Modern Dairy plunged 6.5 percent to HK$2.61, the most since December 2011. It is still up 23 percent this year.
The two private equity funds bought the shares “at a much lower price and they’ve been holding onto the shares for a long time,” Anson Chan, a Hong Kong-based analyst at KGI Asia Ltd., said by phone. “The sale reflected their urgency to realize the gains.”
Mengniu shares gained 0.2 percent to HK$21.80. The benchmark Hang Seng Index rose 0.9 percent.
“We believe Kohlberg Kravis Roberts wanted an earlier exit from China Modern Dairy rather than having to sit through the full investment term,” Charles Yan, head of Greater China Consumer Research at Standard Chartered Plc, said in a note. “We believe KKR is focused more on building a long-term strategic relationship with COFCO.”
Modern Dairy is the largest raw milk producer in China, as well as the largest dairy farming company in terms of herd size, Mengniu said in a statement.
Steve Okun, a spokesman for KKR, declined to comment on the pricing. KKR completed purchase of Modern Dairy shares in 2009, according to its statement.
Prior to the acquisition, state-owned COFCO held 20 percent of Mengniu, while New York-based private-equity firm KKR owned 24 percent of Modern Dairy, according to data compiled by Bloomberg. Today’s deal will give Mengniu preferential purchase rights to Modern Dairy’s milk supply, Mengniu said in a e-mailed reply to questions. Mengniu doesn’t plan to increase its stake in Modern Dairy in the near future, Esther Lau, an external spokeswoman for the company today.
Mengniu’s operating profit last year shrank 16 percent to 1.45 billion yuan as sales fell 3.5 percent. Food quality and safety incidents affected consumer confidence and sales, it said in a March 27 statement. In 2011, Mengniu said moldy cattle feed led to excessive toxin levels in its milk.
Since then, the company has run marketing campaigns emphasizing product quality to draw consumers back, and also formed a strategic partnership with Danish dairy firm Arla Foods in 2012 to improve quality inspection techniques and explore further co-operation.
Mengniu sells liquid milk products including UHT milk and yogurt under its namesake brand in the Asian nation. It also produces ice cream and other dairy products such as cheese and milk powder. The company has the biggest share in China’s drinking milk market, controlling more than 34 percent share in 2012, according to Euromonitor International. Inner Mongolia Yili Industrial Group Co. (600887) ranked second with 24.8 percent.
Sales of milk in China will rise 70 percent to 147.4 billion yuan ($24 billion) in 2017 from last year, according to data from Euromonitor International.
Modern Dairy, which first started operations in 2005 and is the largest raw milk supplier to Mengniu, runs 22 large-scale diary farms in China.

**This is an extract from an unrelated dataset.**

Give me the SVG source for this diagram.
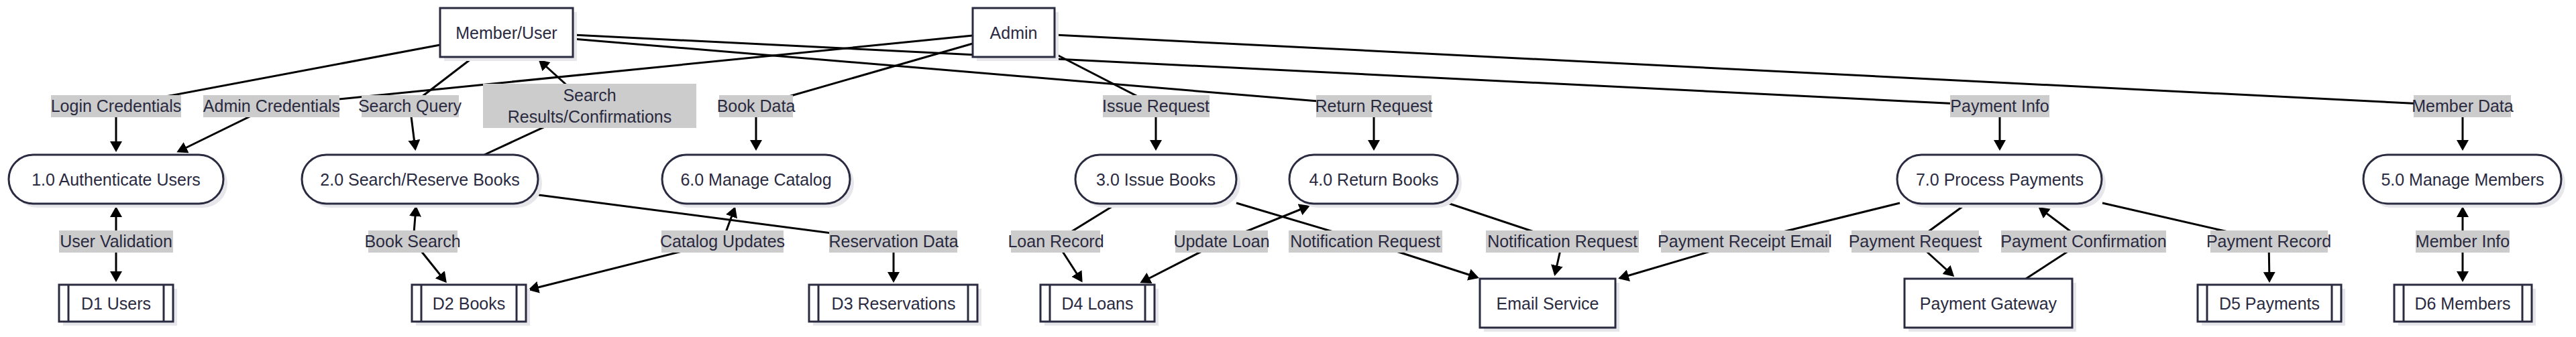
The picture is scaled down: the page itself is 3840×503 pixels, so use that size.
<svg xmlns="http://www.w3.org/2000/svg" width="3840" height="503" viewBox="0 0 3840 503">
<style>
  text { font-family: "Liberation Sans", Arial, sans-serif; font-size: 25px; fill: #2a2a40; text-anchor: middle; dominant-baseline: central; }
  .node { fill: #ffffff; stroke: #2a2a40; stroke-width: 3; }
  .shadow { fill: #e6e6eb; stroke: none; }
  .edge { fill: none; stroke: #000000; stroke-width: 3; }
  .lbl { fill: #cccccc; stroke: none; }
  .inner { stroke: #2a2a40; stroke-width: 3; }
</style>
<defs>
  <marker id="arr" viewBox="0 0 16 18" markerWidth="16" markerHeight="18" refX="13" refY="9" orient="auto-start-reverse" markerUnits="userSpaceOnUse">
    <path d="M0,0 L16,9 L0,18 z" fill="#000000"/>
  </marker>
</defs>
<rect width="3840" height="503" fill="#ffffff"/>

<g id="connectors">
  <path class="edge" d="M656,67 L173,158 L173,224" marker-end="url(#arr)"/>
  <path class="edge" d="M1450,53 L405,158 L266,226" marker-end="url(#arr)"/>
  <path class="edge" d="M706,85 L611,158 L619,222" marker-end="url(#arr)"/>
  <path class="edge" d="M722,231 L879,158 L805,91" marker-end="url(#arr)"/>
  <path class="edge" d="M1450,65 L1127,158 L1127,222" marker-end="url(#arr)"/>
  <path class="edge" d="M1572,80 L1723,158 L1723,222" marker-end="url(#arr)"/>
  <path class="edge" d="M854,58 L2048,158 L2048,222" marker-end="url(#arr)"/>
  <path class="edge" d="M854,52 L2981,158 L2981,222" marker-end="url(#arr)"/>
  <path class="edge" d="M1572,52 L3671,158 L3671,222" marker-end="url(#arr)"/>
  <path class="edge" d="M173,311 L173,360 L173,418" marker-start="url(#arr)" marker-end="url(#arr)"/>
  <path class="edge" d="M620,310 L616,360 L664,420" marker-start="url(#arr)" marker-end="url(#arr)"/>
  <path class="edge" d="M1095,311 L1077,360 L790,432" marker-start="url(#arr)" marker-end="url(#arr)"/>
  <path class="edge" d="M803,291 L1332,360 L1332,419" marker-end="url(#arr)"/>
  <path class="edge" d="M1663,305 L1574,360 L1612,419" marker-end="url(#arr)"/>
  <path class="edge" d="M1950,308 L1821,360 L1702,421" marker-start="url(#arr)" marker-end="url(#arr)"/>
  <path class="edge" d="M1843,303 L2035,360 L2202,414" marker-end="url(#arr)"/>
  <path class="edge" d="M2158,303 L2329,360 L2318,409" marker-end="url(#arr)"/>
  <path class="edge" d="M2832,303 L2601,360 L2415,415" marker-end="url(#arr)"/>
  <path class="edge" d="M2930,305 L2855,360 L2911,411" marker-end="url(#arr)"/>
  <path class="edge" d="M3020,416 L3106,360 L3041,311" marker-end="url(#arr)"/>
  <path class="edge" d="M3134,303 L3382,360 L3383,419" marker-end="url(#arr)"/>
  <path class="edge" d="M3671,311 L3671,360 L3671,418" marker-start="url(#arr)" marker-end="url(#arr)"/>
</g>

<g id="edge-labels">
  <rect class="lbl" x="76" y="142" width="194" height="33"/><text x="173" y="158">Login Credentials</text>
  <rect class="lbl" x="303" y="142" width="203" height="33"/><text x="405" y="158">Admin Credentials</text>
  <rect class="lbl" x="539" y="142" width="145" height="33"/><text x="611" y="158">Search Query</text>
  <rect class="lbl" x="720" y="125" width="318" height="66"/><text x="879" y="142">Search</text><text x="879" y="174">Results/Confirmations</text>
  <rect class="lbl" x="1072" y="142" width="110" height="33"/><text x="1127" y="158">Book Data</text>
  <rect class="lbl" x="1644" y="142" width="159" height="33"/><text x="1723" y="158">Issue Request</text>
  <rect class="lbl" x="1962" y="142" width="172" height="33"/><text x="2048" y="158">Return Request</text>
  <rect class="lbl" x="2907" y="142" width="148" height="33"/><text x="2981" y="158">Payment Info</text>
  <rect class="lbl" x="3598" y="142" width="145" height="33"/><text x="3671" y="158">Member Data</text>
  <rect class="lbl" x="88" y="344" width="170" height="33"/><text x="173" y="360">User Validation</text>
  <rect class="lbl" x="549" y="344" width="133" height="33"/><text x="615" y="360">Book Search</text>
  <rect class="lbl" x="986" y="344" width="182" height="33"/><text x="1077" y="360">Catalog Updates</text>
  <rect class="lbl" x="1236" y="344" width="191" height="33"/><text x="1332" y="360">Reservation Data</text>
  <rect class="lbl" x="1507" y="344" width="133" height="33"/><text x="1574" y="360">Loan Record</text>
  <rect class="lbl" x="1752" y="344" width="138" height="33"/><text x="1821" y="360">Update Loan</text>
  <rect class="lbl" x="1921" y="344" width="229" height="33"/><text x="2035" y="360">Notification Request</text>
  <rect class="lbl" x="2215" y="344" width="228" height="33"/><text x="2329" y="360">Notification Request</text>
  <rect class="lbl" x="2476" y="344" width="251" height="33"/><text x="2601" y="360">Payment Receipt Email</text>
  <rect class="lbl" x="2760" y="344" width="190" height="33"/><text x="2855" y="360">Payment Request</text>
  <rect class="lbl" x="2983" y="344" width="246" height="33"/><text x="3106" y="360">Payment Confirmation</text>
  <rect class="lbl" x="3295" y="344" width="175" height="33"/><text x="3382" y="360">Payment Record</text>
  <rect class="lbl" x="3601" y="344" width="140" height="33"/><text x="3671" y="360">Member Info</text>
</g>

<g id="member-user">
  <rect class="shadow" x="662" y="18" width="198" height="73"/>
  <rect class="node" x="656" y="12" width="198" height="73"/>
  <text x="755" y="49">Member/User</text>
</g>
<g id="admin">
  <rect class="shadow" x="1456" y="18" width="122" height="73"/>
  <rect class="node" x="1450" y="12" width="122" height="73"/>
  <text x="1511" y="49">Admin</text>
</g>

<g id="p1">
  <rect class="shadow" x="19" y="237" width="320" height="73" rx="36.5"/>
  <rect class="node" x="13" y="231" width="320" height="73" rx="36.5"/>
  <text x="173" y="268">1.0 Authenticate Users</text>
</g>
<g id="p2">
  <rect class="shadow" x="456" y="237" width="352" height="73" rx="36.5"/>
  <rect class="node" x="450" y="231" width="352" height="73" rx="36.5"/>
  <text x="626" y="268">2.0 Search/Reserve Books</text>
</g>
<g id="p6">
  <rect class="shadow" x="993" y="237" width="280" height="73" rx="36.5"/>
  <rect class="node" x="987" y="231" width="280" height="73" rx="36.5"/>
  <text x="1127" y="268">6.0 Manage Catalog</text>
</g>
<g id="p3">
  <rect class="shadow" x="1609" y="237" width="240" height="73" rx="36.5"/>
  <rect class="node" x="1603" y="231" width="240" height="73" rx="36.5"/>
  <text x="1723" y="268">3.0 Issue Books</text>
</g>
<g id="p4">
  <rect class="shadow" x="1928" y="237" width="251" height="73" rx="36.5"/>
  <rect class="node" x="1922" y="231" width="251" height="73" rx="36.5"/>
  <text x="2048" y="268">4.0 Return Books</text>
</g>
<g id="p7">
  <rect class="shadow" x="2834" y="237" width="305" height="73" rx="36.5"/>
  <rect class="node" x="2828" y="231" width="305" height="73" rx="36.5"/>
  <text x="2981" y="268">7.0 Process Payments</text>
</g>
<g id="p5">
  <rect class="shadow" x="3529" y="237" width="295" height="73" rx="36.5"/>
  <rect class="node" x="3523" y="231" width="295" height="73" rx="36.5"/>
  <text x="3671" y="268">5.0 Manage Members</text>
</g>

<g id="d1">
  <rect class="shadow" x="94" y="431" width="170" height="55"/>
  <rect class="node" x="88" y="425" width="170" height="55"/>
  <line class="inner" x1="102" y1="425" x2="102" y2="480"/><line class="inner" x1="244" y1="425" x2="244" y2="480"/>
  <text x="173" y="453">D1 Users</text>
</g>
<g id="d2">
  <rect class="shadow" x="620" y="431" width="170" height="55"/>
  <rect class="node" x="614" y="425" width="170" height="55"/>
  <line class="inner" x1="628" y1="425" x2="628" y2="480"/><line class="inner" x1="770" y1="425" x2="770" y2="480"/>
  <text x="699" y="453">D2 Books</text>
</g>
<g id="d3">
  <rect class="shadow" x="1212" y="431" width="251" height="55"/>
  <rect class="node" x="1206" y="425" width="251" height="55"/>
  <line class="inner" x1="1220" y1="425" x2="1220" y2="480"/><line class="inner" x1="1443" y1="425" x2="1443" y2="480"/>
  <text x="1332" y="453">D3 Reservations</text>
</g>
<g id="d4">
  <rect class="shadow" x="1557" y="431" width="170" height="55"/>
  <rect class="node" x="1551" y="425" width="170" height="55"/>
  <line class="inner" x1="1565" y1="425" x2="1565" y2="480"/><line class="inner" x1="1707" y1="425" x2="1707" y2="480"/>
  <text x="1636" y="453">D4 Loans</text>
</g>
<g id="d5">
  <rect class="shadow" x="3282" y="431" width="214" height="55"/>
  <rect class="node" x="3276" y="425" width="214" height="55"/>
  <line class="inner" x1="3290" y1="425" x2="3290" y2="480"/><line class="inner" x1="3476" y1="425" x2="3476" y2="480"/>
  <text x="3383" y="453">D5 Payments</text>
</g>
<g id="d6">
  <rect class="shadow" x="3575" y="431" width="205" height="55"/>
  <rect class="node" x="3569" y="425" width="205" height="55"/>
  <line class="inner" x1="3583" y1="425" x2="3583" y2="480"/><line class="inner" x1="3760" y1="425" x2="3760" y2="480"/>
  <text x="3671" y="453">D6 Members</text>
</g>

<g id="email-service">
  <rect class="shadow" x="2212" y="422" width="202" height="73"/>
  <rect class="node" x="2206" y="416" width="202" height="73"/>
  <text x="2307" y="453">Email Service</text>
</g>
<g id="payment-gateway">
  <rect class="shadow" x="2845" y="422" width="250" height="73"/>
  <rect class="node" x="2839" y="416" width="250" height="73"/>
  <text x="2964" y="453">Payment Gateway</text>
</g>
</svg>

Milk sales at Modern Dairy rose 49 percent to 1.09 billion yuan in the second half of last year, according to the company. About 87 percent of its total sales goes to Mengniu, according to data compiled by Bloomberg.
Food scares in China’s dairy industry have been common. In 2008, at least 22 companies were found to have sold dairy products containing melamine, a toxic chemical that can make diluted milk appear to have a higher protein content.
Chinese police detained in March a Eastern China-based milk distributor suspected of repackaging and selling milk powder made by Swiss dairy company Hero Group that wasn’t licensed for sale domestically, the official Xinhua News Agency said.
Chinese consumers’ distrust of local milk has been driving domestic companies to look overseas. Yili Industrial said in December it plans to invest NZ$214 million ($180 million) in a baby formula project in New Zealand.
Hangzhou Wahaha Group Co., the beverage maker owned by China’s richest man Zong Qinghou, is looking to Australia for better quality milk sources that China lacks, Zong said in March. Wahaha already sources its “Edison” baby formula from the Netherlands.